Pull out from the material below all lines with "script".

Start Raw data

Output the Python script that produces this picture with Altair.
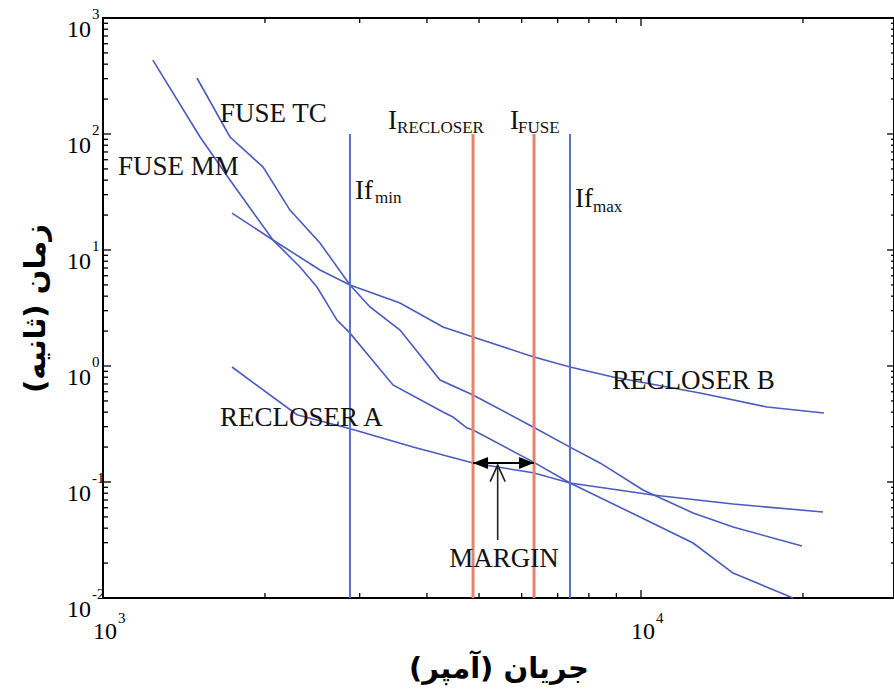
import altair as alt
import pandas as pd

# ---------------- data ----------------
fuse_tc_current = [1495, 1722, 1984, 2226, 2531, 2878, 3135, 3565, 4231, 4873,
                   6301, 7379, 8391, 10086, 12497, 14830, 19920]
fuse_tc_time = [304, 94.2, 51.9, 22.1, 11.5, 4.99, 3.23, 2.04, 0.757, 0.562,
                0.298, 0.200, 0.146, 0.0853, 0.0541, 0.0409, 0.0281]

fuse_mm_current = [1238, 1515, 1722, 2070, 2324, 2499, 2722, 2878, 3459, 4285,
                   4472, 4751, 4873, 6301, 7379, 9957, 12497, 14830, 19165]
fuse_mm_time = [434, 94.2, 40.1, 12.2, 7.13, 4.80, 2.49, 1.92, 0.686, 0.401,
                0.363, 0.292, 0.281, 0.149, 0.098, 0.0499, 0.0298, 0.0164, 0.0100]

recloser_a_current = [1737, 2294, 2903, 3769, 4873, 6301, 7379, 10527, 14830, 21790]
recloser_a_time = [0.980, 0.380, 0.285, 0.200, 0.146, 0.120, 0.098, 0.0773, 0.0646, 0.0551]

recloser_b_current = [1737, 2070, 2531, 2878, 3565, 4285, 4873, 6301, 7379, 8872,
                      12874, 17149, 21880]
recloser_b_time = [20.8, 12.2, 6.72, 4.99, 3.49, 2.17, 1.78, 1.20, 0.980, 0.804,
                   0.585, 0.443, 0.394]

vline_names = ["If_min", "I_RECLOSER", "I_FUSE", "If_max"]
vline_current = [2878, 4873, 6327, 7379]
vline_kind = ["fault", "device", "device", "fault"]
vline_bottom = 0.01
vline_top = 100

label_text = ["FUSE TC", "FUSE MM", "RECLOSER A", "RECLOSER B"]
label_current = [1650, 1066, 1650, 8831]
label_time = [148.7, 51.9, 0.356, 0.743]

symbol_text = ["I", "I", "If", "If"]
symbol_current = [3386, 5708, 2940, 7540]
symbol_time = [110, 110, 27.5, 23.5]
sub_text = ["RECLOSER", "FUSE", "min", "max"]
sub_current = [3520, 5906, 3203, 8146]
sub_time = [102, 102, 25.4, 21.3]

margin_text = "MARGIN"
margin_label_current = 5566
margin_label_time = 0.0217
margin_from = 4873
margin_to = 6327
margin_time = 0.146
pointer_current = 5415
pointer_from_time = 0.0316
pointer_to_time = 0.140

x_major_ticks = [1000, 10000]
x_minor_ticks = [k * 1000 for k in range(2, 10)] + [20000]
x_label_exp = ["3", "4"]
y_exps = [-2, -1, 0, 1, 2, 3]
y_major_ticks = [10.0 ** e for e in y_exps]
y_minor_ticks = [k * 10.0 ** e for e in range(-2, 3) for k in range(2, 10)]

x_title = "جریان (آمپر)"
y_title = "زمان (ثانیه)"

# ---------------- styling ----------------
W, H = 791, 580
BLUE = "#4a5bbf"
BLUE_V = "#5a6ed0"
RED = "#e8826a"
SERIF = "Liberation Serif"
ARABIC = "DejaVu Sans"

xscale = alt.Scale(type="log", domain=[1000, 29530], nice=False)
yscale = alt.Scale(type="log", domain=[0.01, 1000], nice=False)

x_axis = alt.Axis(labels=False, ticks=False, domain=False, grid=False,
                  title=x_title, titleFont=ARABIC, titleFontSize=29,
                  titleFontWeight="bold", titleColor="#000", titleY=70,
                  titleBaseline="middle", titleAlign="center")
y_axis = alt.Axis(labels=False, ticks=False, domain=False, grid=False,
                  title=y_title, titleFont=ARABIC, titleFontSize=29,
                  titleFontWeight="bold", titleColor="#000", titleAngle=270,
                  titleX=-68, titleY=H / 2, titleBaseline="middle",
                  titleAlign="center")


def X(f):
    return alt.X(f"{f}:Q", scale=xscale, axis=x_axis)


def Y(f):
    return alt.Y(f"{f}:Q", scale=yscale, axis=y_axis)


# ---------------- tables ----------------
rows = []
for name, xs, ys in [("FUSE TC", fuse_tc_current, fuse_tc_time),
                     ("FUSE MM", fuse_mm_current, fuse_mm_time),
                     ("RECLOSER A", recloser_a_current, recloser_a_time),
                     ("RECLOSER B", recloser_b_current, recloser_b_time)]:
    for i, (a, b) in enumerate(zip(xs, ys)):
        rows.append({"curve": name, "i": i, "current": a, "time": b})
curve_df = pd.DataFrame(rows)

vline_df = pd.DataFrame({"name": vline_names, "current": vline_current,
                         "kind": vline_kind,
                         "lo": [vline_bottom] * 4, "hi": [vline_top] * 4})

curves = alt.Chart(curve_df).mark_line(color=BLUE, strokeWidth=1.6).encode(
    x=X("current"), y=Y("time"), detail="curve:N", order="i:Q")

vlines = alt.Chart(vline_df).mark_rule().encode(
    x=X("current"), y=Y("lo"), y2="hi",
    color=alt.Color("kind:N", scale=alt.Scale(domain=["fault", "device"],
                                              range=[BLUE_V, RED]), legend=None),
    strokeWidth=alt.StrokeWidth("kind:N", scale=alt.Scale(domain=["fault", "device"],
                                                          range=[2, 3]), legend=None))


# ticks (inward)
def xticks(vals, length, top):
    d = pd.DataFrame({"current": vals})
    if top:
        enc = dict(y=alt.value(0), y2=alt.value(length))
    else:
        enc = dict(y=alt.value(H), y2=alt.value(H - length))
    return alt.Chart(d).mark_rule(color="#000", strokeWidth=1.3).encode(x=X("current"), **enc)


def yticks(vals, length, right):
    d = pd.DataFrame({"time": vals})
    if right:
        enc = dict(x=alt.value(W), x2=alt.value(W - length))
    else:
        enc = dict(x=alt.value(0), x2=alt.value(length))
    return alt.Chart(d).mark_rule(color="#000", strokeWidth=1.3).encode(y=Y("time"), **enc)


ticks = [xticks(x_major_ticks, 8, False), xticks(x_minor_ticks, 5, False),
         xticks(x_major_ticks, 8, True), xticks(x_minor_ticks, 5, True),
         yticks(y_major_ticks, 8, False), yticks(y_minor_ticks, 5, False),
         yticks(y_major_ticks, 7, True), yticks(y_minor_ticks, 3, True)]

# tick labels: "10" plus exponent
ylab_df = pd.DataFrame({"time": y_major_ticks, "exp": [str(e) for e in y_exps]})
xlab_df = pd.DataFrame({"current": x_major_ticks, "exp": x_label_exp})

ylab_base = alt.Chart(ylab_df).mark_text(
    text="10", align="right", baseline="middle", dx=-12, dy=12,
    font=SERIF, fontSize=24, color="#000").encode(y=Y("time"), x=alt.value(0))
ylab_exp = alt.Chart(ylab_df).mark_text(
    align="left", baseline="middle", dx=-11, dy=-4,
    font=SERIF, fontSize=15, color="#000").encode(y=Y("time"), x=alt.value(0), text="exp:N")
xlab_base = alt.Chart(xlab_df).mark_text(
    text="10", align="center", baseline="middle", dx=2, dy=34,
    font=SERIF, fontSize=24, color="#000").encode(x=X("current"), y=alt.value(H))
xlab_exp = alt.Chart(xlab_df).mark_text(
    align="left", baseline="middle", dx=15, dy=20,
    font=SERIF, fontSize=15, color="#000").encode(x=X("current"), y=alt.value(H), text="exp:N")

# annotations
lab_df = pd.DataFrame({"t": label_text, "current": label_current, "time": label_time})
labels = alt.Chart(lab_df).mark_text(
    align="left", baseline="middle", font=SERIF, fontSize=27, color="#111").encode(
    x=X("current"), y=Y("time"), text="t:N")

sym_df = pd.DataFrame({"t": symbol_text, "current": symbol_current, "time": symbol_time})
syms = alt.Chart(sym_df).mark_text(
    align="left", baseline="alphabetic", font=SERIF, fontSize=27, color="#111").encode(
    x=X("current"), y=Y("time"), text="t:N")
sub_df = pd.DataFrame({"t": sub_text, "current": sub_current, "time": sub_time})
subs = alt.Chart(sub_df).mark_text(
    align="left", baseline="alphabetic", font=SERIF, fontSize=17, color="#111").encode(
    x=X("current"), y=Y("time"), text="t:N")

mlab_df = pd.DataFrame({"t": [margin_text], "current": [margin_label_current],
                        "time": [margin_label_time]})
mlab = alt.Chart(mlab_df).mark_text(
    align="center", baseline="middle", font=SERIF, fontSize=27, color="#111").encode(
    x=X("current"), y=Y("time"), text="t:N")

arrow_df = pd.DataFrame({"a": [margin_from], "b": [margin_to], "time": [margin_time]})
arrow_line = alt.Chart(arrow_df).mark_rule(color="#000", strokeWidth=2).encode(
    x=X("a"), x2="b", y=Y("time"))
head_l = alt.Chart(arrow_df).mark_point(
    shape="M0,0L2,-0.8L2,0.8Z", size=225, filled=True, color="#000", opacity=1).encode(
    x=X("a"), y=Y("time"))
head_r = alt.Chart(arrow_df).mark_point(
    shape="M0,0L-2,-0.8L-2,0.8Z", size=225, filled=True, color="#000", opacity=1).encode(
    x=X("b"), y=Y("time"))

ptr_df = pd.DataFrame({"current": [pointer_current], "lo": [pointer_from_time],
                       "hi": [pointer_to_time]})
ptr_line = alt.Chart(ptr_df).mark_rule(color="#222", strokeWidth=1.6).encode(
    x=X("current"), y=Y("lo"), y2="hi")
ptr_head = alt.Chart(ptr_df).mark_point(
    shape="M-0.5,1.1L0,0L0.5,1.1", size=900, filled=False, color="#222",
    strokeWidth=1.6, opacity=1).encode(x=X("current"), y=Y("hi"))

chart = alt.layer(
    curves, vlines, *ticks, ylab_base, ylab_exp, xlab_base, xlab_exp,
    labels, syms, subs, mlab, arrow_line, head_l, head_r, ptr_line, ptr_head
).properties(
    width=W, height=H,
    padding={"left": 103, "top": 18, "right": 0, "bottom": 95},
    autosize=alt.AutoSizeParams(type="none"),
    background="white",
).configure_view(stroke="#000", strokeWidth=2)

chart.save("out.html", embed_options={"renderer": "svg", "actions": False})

End Raw data
Start Raw data

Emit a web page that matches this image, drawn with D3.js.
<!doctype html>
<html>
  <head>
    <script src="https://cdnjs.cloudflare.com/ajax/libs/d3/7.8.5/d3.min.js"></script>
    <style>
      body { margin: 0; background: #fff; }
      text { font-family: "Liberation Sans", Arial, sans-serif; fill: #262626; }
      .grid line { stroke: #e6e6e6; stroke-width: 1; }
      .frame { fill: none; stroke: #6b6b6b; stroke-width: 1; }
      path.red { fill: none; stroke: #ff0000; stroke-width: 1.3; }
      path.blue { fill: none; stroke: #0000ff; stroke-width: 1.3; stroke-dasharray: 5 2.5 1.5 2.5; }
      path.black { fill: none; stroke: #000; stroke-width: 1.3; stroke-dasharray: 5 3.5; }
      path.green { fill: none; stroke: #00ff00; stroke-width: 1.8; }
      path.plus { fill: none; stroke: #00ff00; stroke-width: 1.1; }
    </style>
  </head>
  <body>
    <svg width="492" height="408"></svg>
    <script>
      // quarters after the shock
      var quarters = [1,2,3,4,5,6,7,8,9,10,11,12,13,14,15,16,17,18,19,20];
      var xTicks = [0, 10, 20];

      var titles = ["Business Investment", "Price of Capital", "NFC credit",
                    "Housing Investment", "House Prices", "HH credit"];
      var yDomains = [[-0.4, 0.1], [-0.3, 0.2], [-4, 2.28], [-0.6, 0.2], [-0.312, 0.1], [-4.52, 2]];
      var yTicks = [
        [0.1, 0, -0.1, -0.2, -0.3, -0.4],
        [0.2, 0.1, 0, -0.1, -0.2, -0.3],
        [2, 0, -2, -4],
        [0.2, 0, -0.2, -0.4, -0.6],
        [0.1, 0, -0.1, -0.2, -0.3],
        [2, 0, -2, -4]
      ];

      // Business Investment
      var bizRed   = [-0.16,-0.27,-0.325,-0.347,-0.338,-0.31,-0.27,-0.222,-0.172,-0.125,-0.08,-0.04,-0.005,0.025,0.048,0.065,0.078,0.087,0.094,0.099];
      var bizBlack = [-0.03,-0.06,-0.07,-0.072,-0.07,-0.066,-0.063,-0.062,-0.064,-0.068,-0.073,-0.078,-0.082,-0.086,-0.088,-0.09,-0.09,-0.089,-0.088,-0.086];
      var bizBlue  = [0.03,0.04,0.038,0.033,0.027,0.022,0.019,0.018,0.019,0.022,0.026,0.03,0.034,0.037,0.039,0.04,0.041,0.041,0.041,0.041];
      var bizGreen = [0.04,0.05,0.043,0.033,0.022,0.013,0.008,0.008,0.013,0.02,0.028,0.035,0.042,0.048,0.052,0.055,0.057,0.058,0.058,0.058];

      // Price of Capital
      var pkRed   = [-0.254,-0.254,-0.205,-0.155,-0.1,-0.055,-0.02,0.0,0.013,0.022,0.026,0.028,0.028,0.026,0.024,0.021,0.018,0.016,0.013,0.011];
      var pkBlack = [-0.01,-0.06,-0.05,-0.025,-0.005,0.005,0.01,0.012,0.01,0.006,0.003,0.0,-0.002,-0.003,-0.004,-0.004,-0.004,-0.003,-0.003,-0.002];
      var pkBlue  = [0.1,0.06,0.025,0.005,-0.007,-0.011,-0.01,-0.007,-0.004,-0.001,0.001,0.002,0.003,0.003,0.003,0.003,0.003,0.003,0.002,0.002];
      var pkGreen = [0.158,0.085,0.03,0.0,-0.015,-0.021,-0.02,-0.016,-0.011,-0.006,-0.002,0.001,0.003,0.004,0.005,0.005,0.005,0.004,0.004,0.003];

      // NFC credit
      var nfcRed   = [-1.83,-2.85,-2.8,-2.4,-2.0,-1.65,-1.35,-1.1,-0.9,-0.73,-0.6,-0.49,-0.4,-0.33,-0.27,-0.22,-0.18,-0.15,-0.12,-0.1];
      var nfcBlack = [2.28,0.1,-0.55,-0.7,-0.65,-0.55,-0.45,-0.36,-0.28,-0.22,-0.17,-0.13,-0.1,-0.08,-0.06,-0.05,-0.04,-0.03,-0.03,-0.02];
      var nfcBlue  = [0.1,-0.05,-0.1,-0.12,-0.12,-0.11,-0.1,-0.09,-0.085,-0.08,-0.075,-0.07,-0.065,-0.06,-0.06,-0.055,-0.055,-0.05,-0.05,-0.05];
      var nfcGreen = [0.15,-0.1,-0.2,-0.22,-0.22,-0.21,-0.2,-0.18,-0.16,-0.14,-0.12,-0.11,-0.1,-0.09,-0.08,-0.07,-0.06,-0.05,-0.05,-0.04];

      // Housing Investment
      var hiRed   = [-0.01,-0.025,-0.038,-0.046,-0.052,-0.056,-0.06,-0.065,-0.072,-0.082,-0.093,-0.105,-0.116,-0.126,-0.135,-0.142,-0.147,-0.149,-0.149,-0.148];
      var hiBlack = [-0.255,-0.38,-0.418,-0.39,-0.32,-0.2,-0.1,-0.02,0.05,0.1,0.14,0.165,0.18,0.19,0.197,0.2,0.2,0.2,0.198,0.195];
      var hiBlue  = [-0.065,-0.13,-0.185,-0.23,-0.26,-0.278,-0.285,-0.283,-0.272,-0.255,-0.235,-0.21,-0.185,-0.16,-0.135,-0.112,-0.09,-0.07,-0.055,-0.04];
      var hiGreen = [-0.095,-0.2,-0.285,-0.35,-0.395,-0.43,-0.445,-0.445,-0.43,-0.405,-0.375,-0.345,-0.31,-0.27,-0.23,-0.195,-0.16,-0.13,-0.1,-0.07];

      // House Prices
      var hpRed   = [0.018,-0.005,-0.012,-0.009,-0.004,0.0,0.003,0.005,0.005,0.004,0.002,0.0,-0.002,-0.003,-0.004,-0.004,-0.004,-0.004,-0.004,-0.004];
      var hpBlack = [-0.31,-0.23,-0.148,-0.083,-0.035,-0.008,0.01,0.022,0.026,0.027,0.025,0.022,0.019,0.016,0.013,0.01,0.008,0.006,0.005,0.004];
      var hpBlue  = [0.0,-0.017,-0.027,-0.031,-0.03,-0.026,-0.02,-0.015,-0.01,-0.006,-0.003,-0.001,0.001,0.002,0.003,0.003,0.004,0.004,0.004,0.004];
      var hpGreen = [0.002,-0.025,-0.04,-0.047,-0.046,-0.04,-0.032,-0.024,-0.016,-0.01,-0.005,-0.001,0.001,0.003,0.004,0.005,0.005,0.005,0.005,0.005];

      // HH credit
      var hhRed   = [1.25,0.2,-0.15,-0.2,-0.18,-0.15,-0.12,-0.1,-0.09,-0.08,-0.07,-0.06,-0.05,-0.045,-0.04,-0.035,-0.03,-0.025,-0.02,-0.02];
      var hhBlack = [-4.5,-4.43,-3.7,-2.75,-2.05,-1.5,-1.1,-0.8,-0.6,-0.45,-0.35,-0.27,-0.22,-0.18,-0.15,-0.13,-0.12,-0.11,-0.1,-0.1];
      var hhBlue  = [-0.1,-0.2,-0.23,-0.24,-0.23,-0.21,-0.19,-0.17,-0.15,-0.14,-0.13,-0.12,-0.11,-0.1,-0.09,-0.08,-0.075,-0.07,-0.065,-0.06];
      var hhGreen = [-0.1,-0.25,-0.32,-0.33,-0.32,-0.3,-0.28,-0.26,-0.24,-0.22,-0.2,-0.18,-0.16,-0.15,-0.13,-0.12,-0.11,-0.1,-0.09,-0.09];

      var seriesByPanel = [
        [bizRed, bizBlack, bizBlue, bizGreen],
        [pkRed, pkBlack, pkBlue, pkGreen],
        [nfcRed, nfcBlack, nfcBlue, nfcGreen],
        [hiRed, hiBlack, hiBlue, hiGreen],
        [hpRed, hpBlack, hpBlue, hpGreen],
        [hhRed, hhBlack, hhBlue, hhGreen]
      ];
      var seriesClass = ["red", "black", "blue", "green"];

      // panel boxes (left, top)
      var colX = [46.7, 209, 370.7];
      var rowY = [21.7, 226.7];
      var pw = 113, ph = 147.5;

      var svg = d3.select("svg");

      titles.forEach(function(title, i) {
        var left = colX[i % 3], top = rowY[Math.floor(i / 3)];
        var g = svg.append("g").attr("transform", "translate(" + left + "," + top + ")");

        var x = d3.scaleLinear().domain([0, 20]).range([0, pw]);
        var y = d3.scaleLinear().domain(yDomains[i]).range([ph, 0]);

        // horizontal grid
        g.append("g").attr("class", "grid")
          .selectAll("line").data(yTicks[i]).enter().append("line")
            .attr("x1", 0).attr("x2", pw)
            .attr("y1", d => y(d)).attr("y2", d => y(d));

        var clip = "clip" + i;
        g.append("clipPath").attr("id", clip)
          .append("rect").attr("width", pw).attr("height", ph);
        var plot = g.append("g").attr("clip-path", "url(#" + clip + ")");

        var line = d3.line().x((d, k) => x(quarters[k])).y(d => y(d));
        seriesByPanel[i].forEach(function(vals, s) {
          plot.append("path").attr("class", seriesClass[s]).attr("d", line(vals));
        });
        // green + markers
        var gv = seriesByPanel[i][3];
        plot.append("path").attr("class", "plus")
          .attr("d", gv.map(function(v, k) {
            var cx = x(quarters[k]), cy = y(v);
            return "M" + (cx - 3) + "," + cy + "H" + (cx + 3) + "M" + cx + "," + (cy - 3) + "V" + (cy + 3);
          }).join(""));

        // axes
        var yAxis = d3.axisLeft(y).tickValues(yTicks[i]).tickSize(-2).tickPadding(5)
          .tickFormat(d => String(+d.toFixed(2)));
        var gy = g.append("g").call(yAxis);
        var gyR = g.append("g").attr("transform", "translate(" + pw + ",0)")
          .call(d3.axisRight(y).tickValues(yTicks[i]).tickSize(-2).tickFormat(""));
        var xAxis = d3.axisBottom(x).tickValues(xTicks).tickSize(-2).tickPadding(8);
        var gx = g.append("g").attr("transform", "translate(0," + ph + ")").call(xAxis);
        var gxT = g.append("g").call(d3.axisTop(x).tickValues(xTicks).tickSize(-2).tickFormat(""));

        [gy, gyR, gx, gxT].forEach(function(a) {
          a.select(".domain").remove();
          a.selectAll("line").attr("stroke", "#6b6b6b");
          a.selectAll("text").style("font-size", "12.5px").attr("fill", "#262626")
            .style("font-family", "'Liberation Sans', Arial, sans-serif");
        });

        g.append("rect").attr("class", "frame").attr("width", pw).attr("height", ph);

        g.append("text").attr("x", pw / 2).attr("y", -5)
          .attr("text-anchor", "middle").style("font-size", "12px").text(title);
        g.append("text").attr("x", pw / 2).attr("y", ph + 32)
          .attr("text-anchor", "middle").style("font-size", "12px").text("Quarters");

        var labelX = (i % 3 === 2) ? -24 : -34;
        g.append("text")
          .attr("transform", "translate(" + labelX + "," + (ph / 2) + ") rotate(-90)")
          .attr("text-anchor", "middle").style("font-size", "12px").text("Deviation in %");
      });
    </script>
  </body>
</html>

End Raw data

* _Written reply_:
Output the Python script that produces this picture with Altair.
    <script src="https://cdnjs.cloudflare.com/ajax/libs/d3/7.8.5/d3.min.js"></script>
    <script>
    </script>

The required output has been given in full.